***** Stored data

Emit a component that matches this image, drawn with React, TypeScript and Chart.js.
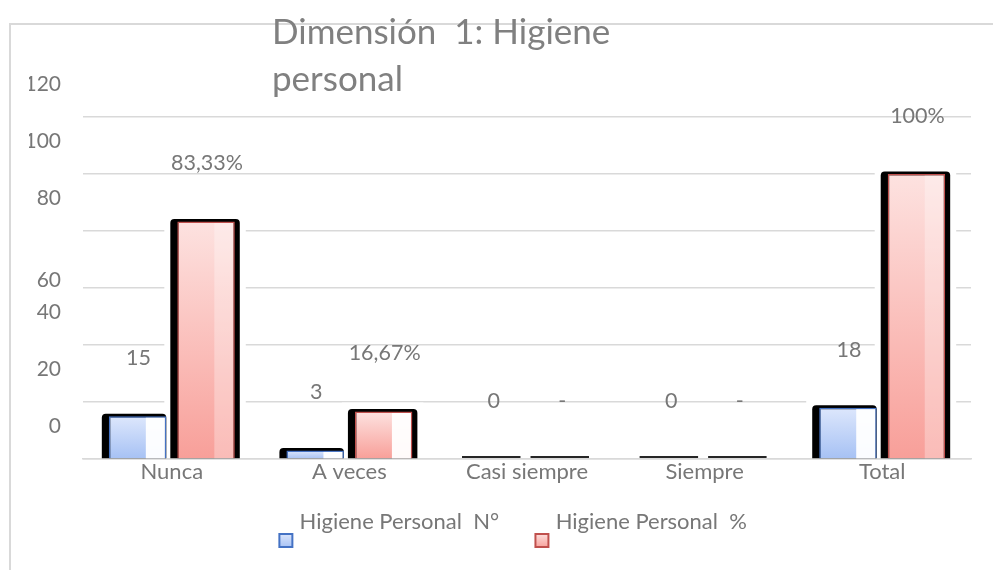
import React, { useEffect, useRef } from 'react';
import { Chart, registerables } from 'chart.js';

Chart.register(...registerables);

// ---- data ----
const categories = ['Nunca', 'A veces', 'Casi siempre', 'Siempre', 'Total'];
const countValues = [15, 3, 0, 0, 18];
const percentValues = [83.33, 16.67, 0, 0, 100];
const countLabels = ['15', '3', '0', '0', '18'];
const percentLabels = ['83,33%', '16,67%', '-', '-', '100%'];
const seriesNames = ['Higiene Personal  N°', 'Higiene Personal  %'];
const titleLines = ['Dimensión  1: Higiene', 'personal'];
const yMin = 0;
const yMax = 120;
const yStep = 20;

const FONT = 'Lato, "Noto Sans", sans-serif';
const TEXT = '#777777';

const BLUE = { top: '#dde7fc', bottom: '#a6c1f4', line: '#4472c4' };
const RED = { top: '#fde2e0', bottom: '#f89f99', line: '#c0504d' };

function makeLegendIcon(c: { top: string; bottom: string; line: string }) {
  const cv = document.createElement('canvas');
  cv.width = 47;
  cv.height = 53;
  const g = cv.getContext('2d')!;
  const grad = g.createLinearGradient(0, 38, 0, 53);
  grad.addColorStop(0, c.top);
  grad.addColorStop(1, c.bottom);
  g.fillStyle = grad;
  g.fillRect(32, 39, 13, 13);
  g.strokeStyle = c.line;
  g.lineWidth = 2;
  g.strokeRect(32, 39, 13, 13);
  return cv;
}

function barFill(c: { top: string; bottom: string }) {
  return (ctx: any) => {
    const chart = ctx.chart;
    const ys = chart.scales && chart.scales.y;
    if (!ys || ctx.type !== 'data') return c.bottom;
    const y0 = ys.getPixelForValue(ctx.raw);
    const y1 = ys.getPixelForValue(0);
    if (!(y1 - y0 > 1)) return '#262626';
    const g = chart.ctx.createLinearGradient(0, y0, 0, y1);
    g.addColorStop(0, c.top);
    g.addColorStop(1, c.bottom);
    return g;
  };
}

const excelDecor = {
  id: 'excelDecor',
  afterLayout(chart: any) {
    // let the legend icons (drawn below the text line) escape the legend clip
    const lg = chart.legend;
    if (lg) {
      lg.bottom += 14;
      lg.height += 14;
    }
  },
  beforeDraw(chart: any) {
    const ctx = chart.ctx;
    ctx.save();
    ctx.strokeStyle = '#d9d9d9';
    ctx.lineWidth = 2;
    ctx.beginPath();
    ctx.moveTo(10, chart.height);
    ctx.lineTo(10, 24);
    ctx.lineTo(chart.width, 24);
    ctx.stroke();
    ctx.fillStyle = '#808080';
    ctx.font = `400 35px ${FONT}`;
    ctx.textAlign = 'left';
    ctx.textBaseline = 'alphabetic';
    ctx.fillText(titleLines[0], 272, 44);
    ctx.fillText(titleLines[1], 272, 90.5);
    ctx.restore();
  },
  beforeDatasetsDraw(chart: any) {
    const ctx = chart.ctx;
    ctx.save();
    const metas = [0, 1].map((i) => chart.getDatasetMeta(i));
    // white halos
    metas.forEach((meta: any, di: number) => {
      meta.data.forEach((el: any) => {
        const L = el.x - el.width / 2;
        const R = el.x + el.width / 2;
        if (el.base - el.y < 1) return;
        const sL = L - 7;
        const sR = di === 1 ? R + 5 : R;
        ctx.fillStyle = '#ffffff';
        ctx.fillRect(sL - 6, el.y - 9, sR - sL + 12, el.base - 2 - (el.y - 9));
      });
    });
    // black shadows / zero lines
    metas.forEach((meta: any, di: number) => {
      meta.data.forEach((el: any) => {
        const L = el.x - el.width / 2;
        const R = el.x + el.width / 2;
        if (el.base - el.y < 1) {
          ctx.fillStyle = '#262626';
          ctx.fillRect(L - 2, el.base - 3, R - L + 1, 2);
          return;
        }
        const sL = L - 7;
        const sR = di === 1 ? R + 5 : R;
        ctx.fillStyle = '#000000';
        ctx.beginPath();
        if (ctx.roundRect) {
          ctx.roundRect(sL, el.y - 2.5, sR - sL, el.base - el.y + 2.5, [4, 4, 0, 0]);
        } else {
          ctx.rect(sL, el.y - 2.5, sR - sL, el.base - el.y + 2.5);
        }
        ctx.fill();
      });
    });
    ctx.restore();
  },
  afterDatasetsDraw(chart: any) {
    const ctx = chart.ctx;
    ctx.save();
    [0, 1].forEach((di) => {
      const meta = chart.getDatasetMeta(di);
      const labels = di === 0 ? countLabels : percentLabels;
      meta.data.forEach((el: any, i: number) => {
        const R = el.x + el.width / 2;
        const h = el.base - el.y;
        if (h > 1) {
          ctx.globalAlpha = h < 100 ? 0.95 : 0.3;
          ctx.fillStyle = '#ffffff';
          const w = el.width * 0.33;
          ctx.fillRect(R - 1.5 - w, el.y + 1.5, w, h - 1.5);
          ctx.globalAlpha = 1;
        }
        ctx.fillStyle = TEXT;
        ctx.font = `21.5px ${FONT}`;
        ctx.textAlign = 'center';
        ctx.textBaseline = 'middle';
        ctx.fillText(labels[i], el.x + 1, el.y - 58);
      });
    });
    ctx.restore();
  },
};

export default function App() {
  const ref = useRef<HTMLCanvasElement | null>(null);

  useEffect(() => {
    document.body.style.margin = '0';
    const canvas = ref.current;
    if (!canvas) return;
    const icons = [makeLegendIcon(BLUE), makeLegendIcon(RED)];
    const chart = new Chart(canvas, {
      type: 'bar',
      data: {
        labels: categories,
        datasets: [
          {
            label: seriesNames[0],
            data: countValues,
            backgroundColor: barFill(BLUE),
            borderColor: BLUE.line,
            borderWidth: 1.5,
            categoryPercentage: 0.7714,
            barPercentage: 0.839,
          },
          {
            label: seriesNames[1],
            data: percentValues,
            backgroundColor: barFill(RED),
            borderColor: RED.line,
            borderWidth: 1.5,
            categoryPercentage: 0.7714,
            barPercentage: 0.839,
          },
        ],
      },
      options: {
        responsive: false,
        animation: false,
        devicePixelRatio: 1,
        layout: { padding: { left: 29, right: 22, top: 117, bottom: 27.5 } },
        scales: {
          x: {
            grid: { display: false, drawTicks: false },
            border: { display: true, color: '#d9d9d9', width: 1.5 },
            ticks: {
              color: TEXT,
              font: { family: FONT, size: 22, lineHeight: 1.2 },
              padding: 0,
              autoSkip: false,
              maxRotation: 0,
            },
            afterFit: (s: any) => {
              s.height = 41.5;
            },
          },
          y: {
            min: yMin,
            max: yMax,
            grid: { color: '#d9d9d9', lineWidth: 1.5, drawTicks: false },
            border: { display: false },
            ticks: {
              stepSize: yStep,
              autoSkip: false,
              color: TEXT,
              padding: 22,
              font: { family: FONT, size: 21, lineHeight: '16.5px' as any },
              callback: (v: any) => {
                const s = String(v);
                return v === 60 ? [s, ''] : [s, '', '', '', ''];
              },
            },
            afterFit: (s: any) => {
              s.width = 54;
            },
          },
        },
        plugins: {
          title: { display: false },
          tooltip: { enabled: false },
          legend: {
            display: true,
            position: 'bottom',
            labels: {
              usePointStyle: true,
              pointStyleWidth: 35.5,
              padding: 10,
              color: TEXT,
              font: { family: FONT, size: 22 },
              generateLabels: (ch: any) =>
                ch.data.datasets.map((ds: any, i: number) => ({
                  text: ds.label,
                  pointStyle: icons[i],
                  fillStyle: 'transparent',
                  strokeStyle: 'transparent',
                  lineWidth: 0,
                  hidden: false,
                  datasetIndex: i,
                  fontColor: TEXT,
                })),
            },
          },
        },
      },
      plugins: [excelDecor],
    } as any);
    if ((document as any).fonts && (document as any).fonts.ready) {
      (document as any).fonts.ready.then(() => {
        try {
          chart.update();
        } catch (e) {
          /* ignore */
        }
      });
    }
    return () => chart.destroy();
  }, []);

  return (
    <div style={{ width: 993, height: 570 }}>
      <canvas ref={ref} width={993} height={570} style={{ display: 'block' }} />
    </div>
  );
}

**********

Requirements
Only lines belong in the copy: transcribe those from the start of the data through the line that contains "Chart.register(...registerables);", and skip the pictures.

Reply to the exercise
Emit a component that matches this image, drawn with React, TypeScript and Chart.js.
import React, { useEffect, useRef } from 'react';
import { Chart, registerables } from 'chart.js';

Chart.register(...registerables);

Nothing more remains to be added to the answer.